Richa Ghosh’s blazing 68 falls five runs short as England edge India in final warm-up
Richa Ghosh smashed 68 off 36 balls to drag India to the brink, but England held their nerve to win the last Women’s T20 World Cup warm-up by five runs in Cardiff.
Jun 10, 2026
India will head into the Women’s T20 World Cup nursing one worry and clinging to one big positive. England beat them by five runs at Sophia Gardens in Cardiff on Wednesday, and the scoreline flattered an India side that needed a stunning 68 from 36 balls by Richa Ghosh just to make the finish respectable. It was the last hit-out before the tournament, and Harmanpreet Kaur’s team will travel to Edgbaston for their opener against Pakistan on 14 June with plenty to chew over.
England set the pace. Put in after India won the toss and chose to field, they rode a 64 from Amy Jones and 57 from captain Nat Sciver-Brunt to 171 for 6 from their 20 overs. The pair did the heavy lifting through the middle, and India’s bowlers, for all their effort, never quite found the brake. Shreyanka Patil was the pick with 2 for 29, but 172 was always going to take some chasing.

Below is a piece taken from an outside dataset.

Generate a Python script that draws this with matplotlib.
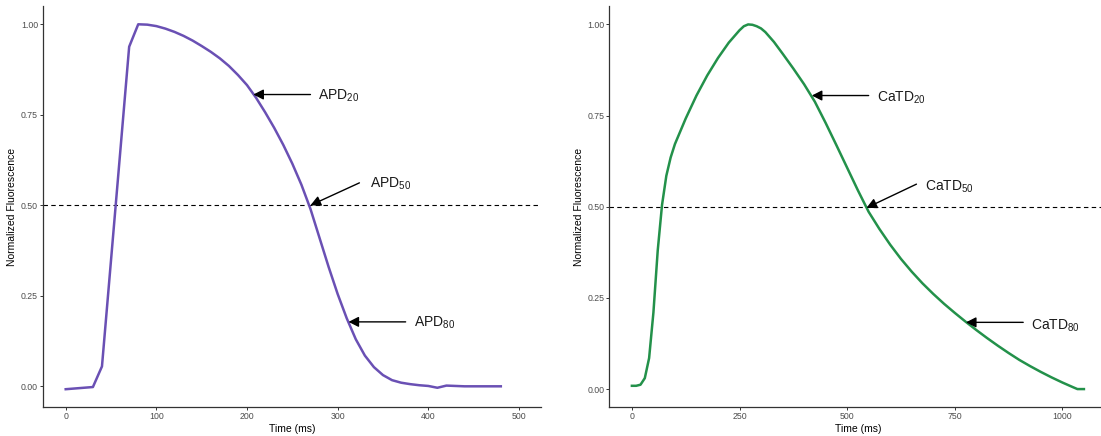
import matplotlib
matplotlib.use("Agg")
import matplotlib.pyplot as plt

# ===== Data =====

# optical action potential (voltage dye), sampled every 10 ms
apd_time = [0, 10, 20, 30, 40, 50, 60, 70, 80, 90,
            100, 110, 120, 130, 140, 150, 160, 170, 180, 190,
            200, 210, 220, 230, 240, 250, 260, 270, 280, 290,
            300, 310, 320, 330, 340, 350, 360, 370, 380, 390,
            400, 410, 420, 430, 440, 450, 460, 470, 480]
apd_signal = [-0.008, -0.006, -0.004, -0.002, 0.055, 0.349, 0.643, 0.938, 1.0, 0.999,
              0.995, 0.988, 0.979, 0.968, 0.955, 0.94, 0.924, 0.906, 0.885, 0.86,
              0.832, 0.797, 0.757, 0.714, 0.667, 0.615, 0.557, 0.49, 0.41, 0.33,
              0.255, 0.188, 0.13, 0.085, 0.053, 0.031, 0.017, 0.01, 0.006, 0.003,
              0.001, -0.004, 0.002, 0.001, 0.0, 0.0, 0.0, 0.0, 0.0]

# calcium transient
catd_time = [0, 10, 20, 30, 40, 50, 60, 70, 80, 90,
             100, 125, 150, 175, 200, 225, 250, 260, 270, 280,
             290, 300, 310, 330, 350, 375, 400, 425, 450, 475,
             500, 525, 550, 575, 600, 625, 650, 675, 700, 725,
             750, 775, 800, 825, 850, 875, 900, 925, 950, 975,
             1000, 1025, 1035, 1050]
catd_signal = [0.009, 0.009, 0.012, 0.03, 0.085, 0.21, 0.38, 0.505, 0.585, 0.635,
               0.672, 0.742, 0.805, 0.86, 0.908, 0.95, 0.984, 0.995, 1.0, 0.999,
               0.995, 0.989, 0.979, 0.952, 0.92, 0.879, 0.836, 0.788, 0.73, 0.669,
               0.607, 0.545, 0.486, 0.439, 0.396, 0.357, 0.322, 0.29, 0.261, 0.234,
               0.209, 0.185, 0.162, 0.14, 0.119, 0.099, 0.08, 0.063, 0.047, 0.032,
               0.018, 0.005, 0.0, 0.0]

# duration markers: (label, arrow tip, arrow tail, text position)
apd_marks = [
    ('APD$_{20}$', (207, 0.806), (270, 0.806), (278, 0.791)),
    ('APD$_{50}$', (270, 0.5), (324, 0.562), (336, 0.548)),
    ('APD$_{80}$', (312, 0.178), (375, 0.178), (384, 0.165)),
]
catd_marks = [
    ('CaTD$_{20}$', (418, 0.805), (550, 0.805), (569, 0.789)),
    ('CaTD$_{50}$', (545, 0.497), (661, 0.562), (682, 0.545)),
    ('CaTD$_{80}$', (776, 0.183), (909, 0.183), (928, 0.162)),
]

# ===== Style =====
plt.rcParams['font.family'] = ['Liberation Sans', 'DejaVu Sans']
plt.rcParams['mathtext.fontset'] = 'custom'
plt.rcParams['mathtext.rm'] = 'Liberation Sans'
plt.rcParams['mathtext.it'] = 'Liberation Sans'
plt.rcParams['mathtext.default'] = 'regular'

fig = plt.figure(figsize=(11.01, 4.36), dpi=100)
ax1 = fig.add_axes([0.0391, 0.0658, 0.452, 0.920])
ax2 = fig.add_axes([0.5534, 0.0658, 0.4516, 0.920])


def style_axes(ax, xticks, xlim, ylim):
    for side in ['top', 'right']:
        ax.spines[side].set_visible(False)
    for side in ['left', 'bottom']:
        ax.spines[side].set_color('#333333')
        ax.spines[side].set_linewidth(0.9)
    ax.set_xlim(*xlim)
    ax.set_ylim(*ylim)
    ax.set_xticks(xticks)
    ax.set_yticks([0, 0.25, 0.5, 0.75, 1.0])
    ax.set_yticklabels(['0.00', '0.25', '0.50', '0.75', '1.00'])
    ax.tick_params(axis='both', labelsize=6.3, labelcolor='#4d4d4d',
                   color='#333333', length=2.2, width=0.7, pad=1.5)
    ax.set_xlabel('Time (ms)', fontsize=7.5, labelpad=1.5)
    ax.set_ylabel('Normalized Fluorescence', fontsize=7.5, labelpad=2.5)
    ax.axhline(0.5, color='black', lw=0.8, ls=(0, (4, 3)))


def add_marks(ax, marks):
    for label, tip, tail, txt in marks:
        ax.annotate('', xy=tip, xytext=tail,
                    arrowprops=dict(arrowstyle='-|>,head_length=0.55,head_width=0.28',
                                    color='black', lw=1.0, mutation_scale=11,
                                    shrinkA=0, shrinkB=0))
        ax.text(txt[0], txt[1], label, fontsize=10, color='#1a1a1a',
                ha='left', va='baseline')


# ===== Action potential =====
style_axes(ax1, [0, 100, 200, 300, 400, 500], (-25, 524), (-0.058, 1.05))
ax1.plot(apd_time, apd_signal, color='#6a50b4', lw=1.8, solid_joinstyle='round')
add_marks(ax1, apd_marks)

# ===== Calcium transient =====
style_axes(ax2, [0, 250, 500, 750, 1000], (-52.5, 1102.5), (-0.05, 1.05))
ax2.plot(catd_time, catd_signal, color='#23914a', lw=1.8, solid_joinstyle='round')
add_marks(ax2, catd_marks)

fig.savefig('out.png', dpi=100)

The top order goes missing
The chase fell apart before it got going. Smriti Mandhana fell to Linsey Smith for 1, Shafali Verma made a quick 13 before Issy Wong bowled her, and India were 18 for 2 inside the third over. Yastika Bhatia and Harmanpreet Kaur followed without leaving a mark, and a contest that should have built around the senior batters instead landed on the shoulders of the players below them. For a team that has spent months talking up its batting depth, watching four of the top names depart cheaply on the eve of a World Cup is not the dress rehearsal anyone wanted.
Richa Ghosh nearly steals it
What followed was the reason India will not panic. Ghosh walked in with the game drifting and turned it into a scrap, hitting nine fours and two sixes in a 36-ball 68 that dragged the required rate back within reach. The young wicketkeeper went after Linsey Smith and the seamers alike, and for a stretch it looked like she might pull off the heist on her own. England only breathed easy when she advanced once too often, beaten by Smith’s flight and stumped by stand-in keeper Alice Capsey. Smith finished with 3 for 42, and India were bowled out for 166 with a ball to spare.
Warm-ups do not go in the record books, and a five-run defeat off the back of a top-order stumble is the kind of result a side would rather get out of the way now than in their opener. The finishing power is clearly there. Ghosh’s hitting, and the depth that let India get to within touching distance after 18 for 2, will reassure Harmanpreet. The question is whether the players at the top can give her innings like that a platform rather than a rescue act. They have one match to settle it before Pakistan.